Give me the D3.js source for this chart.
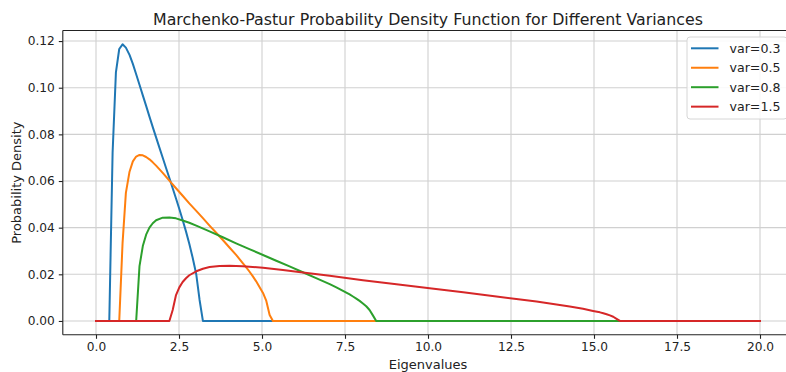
########################################
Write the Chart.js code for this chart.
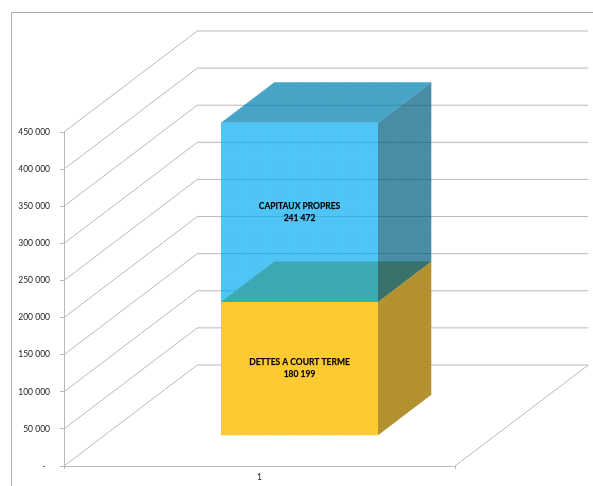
########################################
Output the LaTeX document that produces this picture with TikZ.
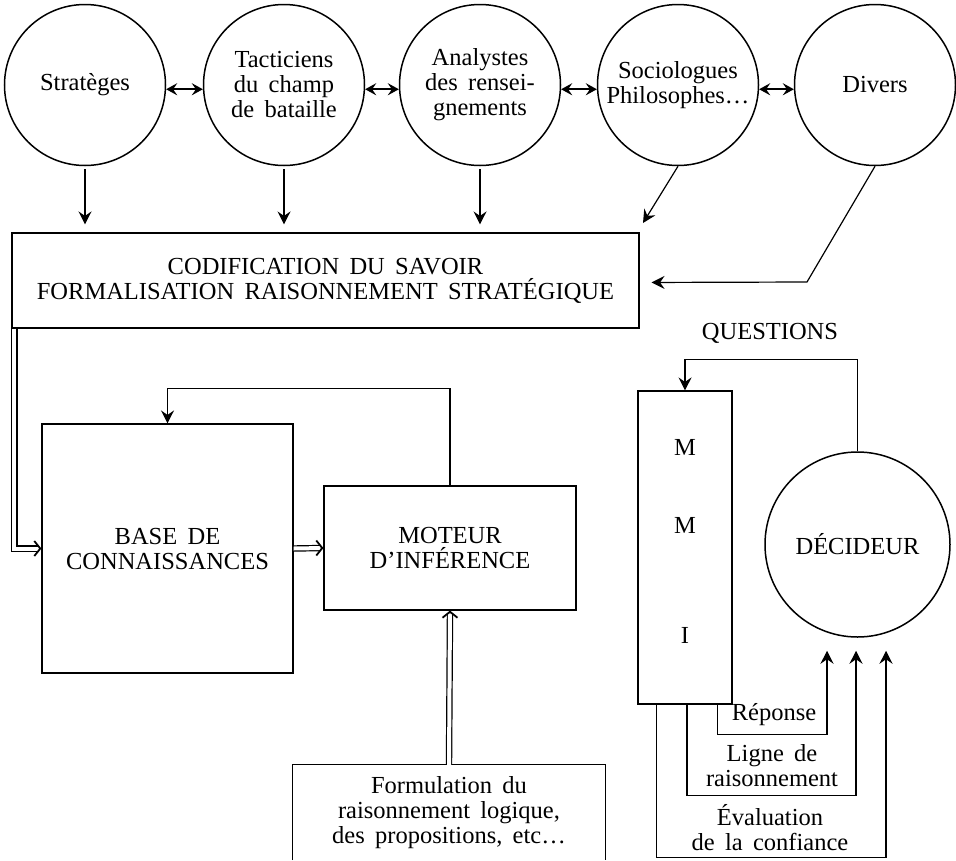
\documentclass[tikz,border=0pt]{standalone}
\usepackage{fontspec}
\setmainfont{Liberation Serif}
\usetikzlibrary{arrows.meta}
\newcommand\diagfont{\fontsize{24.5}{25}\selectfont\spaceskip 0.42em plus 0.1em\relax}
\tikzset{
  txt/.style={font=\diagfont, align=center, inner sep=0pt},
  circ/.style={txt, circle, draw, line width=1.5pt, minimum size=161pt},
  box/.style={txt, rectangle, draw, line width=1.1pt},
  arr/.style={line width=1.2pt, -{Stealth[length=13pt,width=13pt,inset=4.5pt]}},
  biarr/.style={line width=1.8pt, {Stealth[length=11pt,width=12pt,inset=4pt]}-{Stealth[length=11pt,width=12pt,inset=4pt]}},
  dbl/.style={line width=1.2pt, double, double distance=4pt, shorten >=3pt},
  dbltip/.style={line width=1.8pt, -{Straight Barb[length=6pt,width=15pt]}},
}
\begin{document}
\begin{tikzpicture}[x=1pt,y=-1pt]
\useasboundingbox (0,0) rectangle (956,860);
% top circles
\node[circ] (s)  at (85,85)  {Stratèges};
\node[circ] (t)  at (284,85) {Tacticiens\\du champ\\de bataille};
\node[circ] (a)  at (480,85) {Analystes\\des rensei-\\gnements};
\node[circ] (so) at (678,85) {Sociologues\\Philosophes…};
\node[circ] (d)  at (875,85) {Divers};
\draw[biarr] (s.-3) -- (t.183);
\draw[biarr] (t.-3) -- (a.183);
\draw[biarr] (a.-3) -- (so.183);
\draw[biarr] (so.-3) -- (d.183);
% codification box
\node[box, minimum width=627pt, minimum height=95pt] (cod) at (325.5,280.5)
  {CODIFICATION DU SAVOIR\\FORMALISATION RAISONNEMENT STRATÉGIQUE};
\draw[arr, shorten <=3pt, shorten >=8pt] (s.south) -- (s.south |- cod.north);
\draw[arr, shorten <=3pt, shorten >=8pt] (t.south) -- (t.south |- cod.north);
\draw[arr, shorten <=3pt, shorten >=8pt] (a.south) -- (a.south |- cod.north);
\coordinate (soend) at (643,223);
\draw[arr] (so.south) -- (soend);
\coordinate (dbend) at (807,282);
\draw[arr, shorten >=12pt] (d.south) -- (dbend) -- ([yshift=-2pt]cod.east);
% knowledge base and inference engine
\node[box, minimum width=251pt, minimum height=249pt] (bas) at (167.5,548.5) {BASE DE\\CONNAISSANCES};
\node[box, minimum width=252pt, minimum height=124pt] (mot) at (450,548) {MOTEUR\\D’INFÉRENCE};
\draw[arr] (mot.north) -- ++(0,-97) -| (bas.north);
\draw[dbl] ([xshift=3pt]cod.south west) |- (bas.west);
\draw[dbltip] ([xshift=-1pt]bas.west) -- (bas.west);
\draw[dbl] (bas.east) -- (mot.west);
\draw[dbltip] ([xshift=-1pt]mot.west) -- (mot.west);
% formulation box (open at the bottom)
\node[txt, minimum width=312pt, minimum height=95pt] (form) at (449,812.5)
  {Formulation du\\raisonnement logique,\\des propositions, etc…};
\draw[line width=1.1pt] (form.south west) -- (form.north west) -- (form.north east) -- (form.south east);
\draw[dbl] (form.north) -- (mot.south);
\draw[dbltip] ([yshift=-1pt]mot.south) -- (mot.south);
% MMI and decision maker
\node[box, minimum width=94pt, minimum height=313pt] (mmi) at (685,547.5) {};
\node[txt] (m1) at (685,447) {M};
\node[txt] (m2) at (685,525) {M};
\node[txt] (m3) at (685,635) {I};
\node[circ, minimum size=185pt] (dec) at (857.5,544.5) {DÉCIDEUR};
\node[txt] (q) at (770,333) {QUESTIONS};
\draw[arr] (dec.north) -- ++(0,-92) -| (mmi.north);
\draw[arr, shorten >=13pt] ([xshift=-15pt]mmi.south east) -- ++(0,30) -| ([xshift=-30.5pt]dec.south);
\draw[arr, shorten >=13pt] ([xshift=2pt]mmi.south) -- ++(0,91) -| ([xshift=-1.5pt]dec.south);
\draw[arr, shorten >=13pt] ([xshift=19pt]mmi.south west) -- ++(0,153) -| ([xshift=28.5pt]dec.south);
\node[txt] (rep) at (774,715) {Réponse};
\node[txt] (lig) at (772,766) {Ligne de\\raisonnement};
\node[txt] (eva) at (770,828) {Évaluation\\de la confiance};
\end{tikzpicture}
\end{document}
########################################
# Exercise prompt:
Extract every line from the records above that contains the word "this".

# Correct answer:
Give me the D3.js source for this chart.
Write the Chart.js code for this chart.
Output the LaTeX document that produces this picture with TikZ.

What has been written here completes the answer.